--- DATA FOR THE TASK ---
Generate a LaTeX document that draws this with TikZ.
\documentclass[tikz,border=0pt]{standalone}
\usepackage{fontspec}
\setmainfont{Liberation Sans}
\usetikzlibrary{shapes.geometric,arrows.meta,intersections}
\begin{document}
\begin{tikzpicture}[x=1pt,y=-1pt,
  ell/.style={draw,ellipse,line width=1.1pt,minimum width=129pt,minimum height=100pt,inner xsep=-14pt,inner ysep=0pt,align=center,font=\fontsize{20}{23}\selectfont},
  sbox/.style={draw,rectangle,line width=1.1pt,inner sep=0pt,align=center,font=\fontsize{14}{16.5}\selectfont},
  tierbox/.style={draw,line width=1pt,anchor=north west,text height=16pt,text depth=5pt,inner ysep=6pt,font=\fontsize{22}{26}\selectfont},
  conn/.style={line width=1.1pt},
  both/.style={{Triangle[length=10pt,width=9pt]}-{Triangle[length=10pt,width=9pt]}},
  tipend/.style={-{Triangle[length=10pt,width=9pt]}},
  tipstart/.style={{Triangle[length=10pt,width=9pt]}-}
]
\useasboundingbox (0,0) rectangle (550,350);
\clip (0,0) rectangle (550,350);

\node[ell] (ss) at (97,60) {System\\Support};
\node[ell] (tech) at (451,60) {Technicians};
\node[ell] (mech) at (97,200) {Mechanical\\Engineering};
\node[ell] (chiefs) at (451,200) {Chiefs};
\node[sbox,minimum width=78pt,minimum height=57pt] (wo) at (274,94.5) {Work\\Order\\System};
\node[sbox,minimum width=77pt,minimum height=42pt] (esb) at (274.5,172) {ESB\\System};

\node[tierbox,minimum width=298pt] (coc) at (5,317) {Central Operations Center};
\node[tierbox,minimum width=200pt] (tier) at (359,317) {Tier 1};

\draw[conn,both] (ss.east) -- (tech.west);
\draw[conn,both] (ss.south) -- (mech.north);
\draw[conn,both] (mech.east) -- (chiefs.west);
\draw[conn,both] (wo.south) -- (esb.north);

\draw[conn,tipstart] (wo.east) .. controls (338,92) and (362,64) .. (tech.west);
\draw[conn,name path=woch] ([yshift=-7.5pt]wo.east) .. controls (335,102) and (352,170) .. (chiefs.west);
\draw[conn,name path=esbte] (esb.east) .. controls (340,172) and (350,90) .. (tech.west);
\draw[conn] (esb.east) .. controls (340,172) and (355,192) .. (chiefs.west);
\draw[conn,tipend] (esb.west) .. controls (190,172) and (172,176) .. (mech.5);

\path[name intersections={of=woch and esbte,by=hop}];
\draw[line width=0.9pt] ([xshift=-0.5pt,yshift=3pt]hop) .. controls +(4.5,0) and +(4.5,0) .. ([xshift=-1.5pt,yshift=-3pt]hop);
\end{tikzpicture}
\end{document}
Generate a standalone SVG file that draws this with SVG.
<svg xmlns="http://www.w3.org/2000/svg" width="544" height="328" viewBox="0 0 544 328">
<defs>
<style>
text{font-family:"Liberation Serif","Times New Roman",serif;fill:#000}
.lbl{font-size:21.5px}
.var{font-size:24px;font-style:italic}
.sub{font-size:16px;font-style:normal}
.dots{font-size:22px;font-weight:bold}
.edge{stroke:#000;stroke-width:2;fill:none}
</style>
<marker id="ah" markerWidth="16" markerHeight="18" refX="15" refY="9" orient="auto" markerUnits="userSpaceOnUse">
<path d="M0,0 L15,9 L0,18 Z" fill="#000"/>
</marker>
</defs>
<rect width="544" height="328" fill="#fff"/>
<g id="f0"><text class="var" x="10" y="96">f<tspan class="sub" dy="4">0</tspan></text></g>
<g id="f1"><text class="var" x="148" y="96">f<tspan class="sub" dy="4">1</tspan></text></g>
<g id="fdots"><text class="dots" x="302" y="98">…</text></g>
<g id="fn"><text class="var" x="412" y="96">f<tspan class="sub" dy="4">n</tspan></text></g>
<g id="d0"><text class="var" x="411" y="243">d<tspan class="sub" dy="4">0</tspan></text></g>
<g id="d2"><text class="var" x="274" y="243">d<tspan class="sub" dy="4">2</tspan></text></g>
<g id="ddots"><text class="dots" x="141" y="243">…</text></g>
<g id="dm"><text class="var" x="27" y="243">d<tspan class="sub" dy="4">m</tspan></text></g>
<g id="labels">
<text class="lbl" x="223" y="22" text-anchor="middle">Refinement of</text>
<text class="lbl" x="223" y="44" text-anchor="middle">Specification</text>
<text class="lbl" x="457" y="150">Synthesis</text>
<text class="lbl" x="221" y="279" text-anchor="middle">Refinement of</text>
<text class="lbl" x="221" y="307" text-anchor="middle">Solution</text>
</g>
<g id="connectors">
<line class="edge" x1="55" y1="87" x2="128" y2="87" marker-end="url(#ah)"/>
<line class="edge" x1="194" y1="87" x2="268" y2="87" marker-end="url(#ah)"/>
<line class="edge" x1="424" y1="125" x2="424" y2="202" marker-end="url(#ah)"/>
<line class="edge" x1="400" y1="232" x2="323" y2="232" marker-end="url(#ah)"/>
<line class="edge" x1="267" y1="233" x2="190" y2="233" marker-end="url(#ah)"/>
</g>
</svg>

---

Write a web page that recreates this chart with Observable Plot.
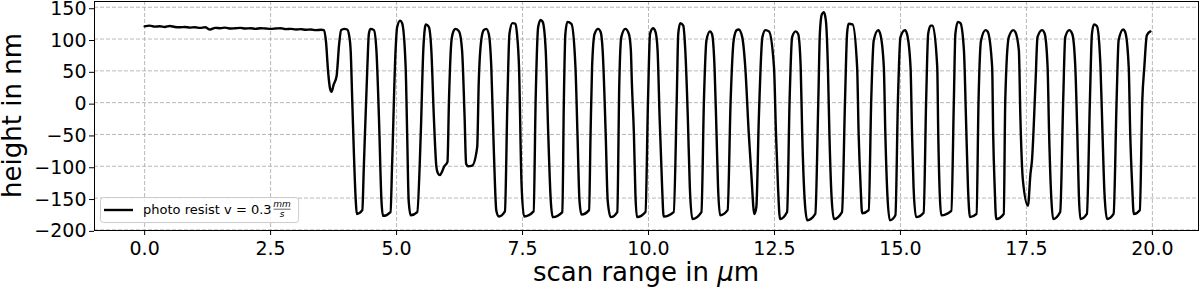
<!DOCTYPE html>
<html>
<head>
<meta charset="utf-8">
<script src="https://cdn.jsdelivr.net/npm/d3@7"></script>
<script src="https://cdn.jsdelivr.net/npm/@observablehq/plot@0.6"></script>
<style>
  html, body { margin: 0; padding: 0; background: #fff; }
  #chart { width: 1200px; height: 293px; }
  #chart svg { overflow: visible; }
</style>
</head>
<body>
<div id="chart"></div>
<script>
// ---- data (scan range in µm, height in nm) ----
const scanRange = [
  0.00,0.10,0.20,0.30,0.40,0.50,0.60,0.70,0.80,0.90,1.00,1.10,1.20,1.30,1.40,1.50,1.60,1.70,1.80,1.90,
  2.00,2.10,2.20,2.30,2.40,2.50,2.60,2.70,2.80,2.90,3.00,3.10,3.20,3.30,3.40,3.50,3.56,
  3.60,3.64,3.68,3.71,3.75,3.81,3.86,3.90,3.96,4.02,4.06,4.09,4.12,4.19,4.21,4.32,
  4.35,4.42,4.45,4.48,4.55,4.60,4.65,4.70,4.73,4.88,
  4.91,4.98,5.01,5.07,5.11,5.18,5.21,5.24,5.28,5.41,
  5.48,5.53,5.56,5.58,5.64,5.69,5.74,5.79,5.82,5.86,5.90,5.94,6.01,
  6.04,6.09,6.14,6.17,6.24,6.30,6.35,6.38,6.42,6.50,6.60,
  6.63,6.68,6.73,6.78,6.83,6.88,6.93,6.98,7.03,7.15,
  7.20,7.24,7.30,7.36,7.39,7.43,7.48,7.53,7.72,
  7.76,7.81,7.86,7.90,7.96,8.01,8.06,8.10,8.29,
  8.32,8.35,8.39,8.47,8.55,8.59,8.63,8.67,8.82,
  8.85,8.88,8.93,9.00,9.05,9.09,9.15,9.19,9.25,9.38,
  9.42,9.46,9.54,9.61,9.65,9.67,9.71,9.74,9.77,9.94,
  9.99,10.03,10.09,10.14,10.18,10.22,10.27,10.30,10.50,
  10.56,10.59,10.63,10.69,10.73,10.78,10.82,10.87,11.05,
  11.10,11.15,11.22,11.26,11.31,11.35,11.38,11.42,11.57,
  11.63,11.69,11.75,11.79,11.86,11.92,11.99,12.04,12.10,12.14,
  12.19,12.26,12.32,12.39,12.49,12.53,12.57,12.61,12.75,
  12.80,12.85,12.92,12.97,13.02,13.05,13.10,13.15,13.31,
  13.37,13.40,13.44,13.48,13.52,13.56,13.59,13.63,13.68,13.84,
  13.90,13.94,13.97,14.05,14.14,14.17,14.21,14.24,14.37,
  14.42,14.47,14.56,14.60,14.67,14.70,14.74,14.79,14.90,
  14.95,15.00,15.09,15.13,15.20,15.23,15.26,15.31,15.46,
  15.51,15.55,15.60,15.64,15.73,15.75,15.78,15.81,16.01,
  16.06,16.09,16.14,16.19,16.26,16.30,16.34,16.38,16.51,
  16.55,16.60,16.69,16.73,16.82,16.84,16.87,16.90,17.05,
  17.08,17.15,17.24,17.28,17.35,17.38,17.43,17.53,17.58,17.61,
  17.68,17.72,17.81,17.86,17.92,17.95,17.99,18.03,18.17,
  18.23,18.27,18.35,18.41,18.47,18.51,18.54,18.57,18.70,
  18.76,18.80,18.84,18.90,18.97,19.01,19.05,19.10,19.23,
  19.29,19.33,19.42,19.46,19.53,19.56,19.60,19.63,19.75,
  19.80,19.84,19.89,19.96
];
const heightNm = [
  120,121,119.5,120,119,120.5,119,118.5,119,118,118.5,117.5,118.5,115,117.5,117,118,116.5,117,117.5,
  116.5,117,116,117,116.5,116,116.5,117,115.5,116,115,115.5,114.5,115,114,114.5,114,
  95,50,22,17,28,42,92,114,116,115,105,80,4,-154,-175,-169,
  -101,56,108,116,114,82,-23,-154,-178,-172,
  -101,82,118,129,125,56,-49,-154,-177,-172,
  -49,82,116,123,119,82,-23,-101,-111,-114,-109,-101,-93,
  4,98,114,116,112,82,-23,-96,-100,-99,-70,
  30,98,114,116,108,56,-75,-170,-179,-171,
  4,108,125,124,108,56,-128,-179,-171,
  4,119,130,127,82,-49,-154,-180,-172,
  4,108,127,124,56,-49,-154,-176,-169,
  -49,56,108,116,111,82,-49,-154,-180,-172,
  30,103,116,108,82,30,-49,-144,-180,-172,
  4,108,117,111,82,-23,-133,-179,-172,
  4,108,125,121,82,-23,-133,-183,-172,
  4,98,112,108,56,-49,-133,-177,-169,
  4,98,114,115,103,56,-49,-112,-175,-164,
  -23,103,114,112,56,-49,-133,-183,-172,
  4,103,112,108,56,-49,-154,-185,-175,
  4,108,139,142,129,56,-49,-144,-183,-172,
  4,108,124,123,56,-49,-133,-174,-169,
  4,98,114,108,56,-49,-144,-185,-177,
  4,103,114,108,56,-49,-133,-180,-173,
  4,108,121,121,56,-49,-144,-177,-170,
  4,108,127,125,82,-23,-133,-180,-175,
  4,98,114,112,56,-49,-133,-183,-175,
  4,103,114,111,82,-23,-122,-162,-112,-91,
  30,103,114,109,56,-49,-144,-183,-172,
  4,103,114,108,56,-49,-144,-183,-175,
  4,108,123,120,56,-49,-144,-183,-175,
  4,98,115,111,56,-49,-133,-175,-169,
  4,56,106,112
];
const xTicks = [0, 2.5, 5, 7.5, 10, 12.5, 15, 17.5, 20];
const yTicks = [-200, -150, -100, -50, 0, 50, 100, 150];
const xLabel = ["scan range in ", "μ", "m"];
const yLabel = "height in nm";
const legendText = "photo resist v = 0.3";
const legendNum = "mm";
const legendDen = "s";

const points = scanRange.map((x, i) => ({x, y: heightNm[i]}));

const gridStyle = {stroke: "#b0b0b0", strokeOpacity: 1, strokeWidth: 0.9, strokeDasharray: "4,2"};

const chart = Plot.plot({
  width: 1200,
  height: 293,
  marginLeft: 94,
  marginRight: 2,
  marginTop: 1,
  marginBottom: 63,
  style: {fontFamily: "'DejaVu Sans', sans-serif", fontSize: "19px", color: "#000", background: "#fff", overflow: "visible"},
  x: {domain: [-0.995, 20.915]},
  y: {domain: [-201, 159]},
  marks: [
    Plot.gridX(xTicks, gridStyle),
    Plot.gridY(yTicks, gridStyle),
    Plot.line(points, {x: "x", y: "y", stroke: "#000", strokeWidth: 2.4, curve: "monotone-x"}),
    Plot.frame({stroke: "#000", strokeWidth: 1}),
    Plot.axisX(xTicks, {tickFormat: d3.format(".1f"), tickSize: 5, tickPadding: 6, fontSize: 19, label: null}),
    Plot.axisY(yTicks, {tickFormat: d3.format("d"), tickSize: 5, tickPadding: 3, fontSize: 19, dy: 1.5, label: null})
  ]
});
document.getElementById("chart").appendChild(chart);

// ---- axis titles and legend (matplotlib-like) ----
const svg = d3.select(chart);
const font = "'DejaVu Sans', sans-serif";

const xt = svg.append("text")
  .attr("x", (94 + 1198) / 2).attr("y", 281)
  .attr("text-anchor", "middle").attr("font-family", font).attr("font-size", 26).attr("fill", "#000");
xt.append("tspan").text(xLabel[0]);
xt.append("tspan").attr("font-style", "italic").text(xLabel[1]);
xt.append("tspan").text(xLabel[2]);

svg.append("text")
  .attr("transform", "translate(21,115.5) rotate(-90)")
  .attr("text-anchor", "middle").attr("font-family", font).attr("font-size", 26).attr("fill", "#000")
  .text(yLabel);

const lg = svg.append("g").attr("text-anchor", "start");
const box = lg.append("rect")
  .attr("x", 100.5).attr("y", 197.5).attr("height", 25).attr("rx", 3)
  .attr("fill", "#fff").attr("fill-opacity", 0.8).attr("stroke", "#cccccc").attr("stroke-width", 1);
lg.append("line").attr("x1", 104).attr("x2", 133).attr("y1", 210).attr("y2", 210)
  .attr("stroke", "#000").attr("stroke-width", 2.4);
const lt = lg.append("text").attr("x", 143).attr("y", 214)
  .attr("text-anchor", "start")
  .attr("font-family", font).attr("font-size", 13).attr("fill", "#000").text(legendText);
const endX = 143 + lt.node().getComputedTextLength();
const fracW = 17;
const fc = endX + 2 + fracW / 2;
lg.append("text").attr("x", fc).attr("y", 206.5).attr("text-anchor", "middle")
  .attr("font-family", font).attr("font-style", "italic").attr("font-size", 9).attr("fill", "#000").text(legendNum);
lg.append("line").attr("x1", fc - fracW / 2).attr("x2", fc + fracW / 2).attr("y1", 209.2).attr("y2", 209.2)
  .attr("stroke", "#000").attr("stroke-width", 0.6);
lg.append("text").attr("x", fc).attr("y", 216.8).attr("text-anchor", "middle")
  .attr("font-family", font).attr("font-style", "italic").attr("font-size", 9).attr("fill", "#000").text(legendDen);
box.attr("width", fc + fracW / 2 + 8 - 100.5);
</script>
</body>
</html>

--

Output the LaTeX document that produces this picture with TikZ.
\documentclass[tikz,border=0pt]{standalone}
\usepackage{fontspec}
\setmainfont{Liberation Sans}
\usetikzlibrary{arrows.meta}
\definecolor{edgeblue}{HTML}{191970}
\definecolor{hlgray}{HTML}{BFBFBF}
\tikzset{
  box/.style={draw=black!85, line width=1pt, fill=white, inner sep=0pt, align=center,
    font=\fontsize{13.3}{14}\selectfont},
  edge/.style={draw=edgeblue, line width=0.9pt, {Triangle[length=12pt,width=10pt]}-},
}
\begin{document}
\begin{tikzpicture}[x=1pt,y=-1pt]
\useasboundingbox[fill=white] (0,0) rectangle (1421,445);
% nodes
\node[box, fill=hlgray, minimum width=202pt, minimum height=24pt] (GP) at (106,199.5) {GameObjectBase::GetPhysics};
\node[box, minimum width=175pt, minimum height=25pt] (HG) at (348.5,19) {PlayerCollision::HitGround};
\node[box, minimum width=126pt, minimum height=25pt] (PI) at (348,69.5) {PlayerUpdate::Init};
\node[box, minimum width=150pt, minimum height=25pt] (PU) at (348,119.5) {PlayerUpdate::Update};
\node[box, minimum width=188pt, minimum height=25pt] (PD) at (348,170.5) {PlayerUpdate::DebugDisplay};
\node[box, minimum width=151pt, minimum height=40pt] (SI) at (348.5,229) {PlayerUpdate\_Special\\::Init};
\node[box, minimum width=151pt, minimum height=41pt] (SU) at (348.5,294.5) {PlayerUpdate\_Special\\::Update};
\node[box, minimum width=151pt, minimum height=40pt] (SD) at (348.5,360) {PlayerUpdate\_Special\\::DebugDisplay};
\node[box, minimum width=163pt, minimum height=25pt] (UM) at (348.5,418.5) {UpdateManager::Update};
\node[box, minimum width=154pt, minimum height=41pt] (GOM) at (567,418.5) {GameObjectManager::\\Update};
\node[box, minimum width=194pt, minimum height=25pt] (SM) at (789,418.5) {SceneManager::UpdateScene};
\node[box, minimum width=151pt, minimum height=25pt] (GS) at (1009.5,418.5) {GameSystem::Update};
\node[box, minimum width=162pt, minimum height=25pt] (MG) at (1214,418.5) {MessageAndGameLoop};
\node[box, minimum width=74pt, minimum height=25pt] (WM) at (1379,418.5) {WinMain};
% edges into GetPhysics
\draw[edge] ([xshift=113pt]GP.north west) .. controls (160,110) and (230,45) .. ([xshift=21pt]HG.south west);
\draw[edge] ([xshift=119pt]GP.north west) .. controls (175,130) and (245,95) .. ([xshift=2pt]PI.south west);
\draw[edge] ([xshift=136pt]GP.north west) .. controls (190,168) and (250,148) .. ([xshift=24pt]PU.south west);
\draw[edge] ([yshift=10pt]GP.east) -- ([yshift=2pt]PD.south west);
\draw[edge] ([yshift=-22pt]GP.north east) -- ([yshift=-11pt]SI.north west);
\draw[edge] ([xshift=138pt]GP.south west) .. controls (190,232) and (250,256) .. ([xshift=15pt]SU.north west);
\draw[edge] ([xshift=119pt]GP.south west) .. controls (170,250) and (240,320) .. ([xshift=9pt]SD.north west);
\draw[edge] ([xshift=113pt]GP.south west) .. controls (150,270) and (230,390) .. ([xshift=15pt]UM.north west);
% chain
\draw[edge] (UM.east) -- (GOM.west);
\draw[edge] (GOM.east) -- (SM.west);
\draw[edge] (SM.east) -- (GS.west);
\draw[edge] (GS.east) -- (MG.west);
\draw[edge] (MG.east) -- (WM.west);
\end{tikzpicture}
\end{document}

--- PROBLEM ---
Scan the material above for the word "that". Copy each line where it occurs.

--- THE OUTPUT ---
Generate a LaTeX document that draws this with TikZ.
Generate a standalone SVG file that draws this with SVG.
Write a web page that recreates this chart with Observable Plot.
Output the LaTeX document that produces this picture with TikZ.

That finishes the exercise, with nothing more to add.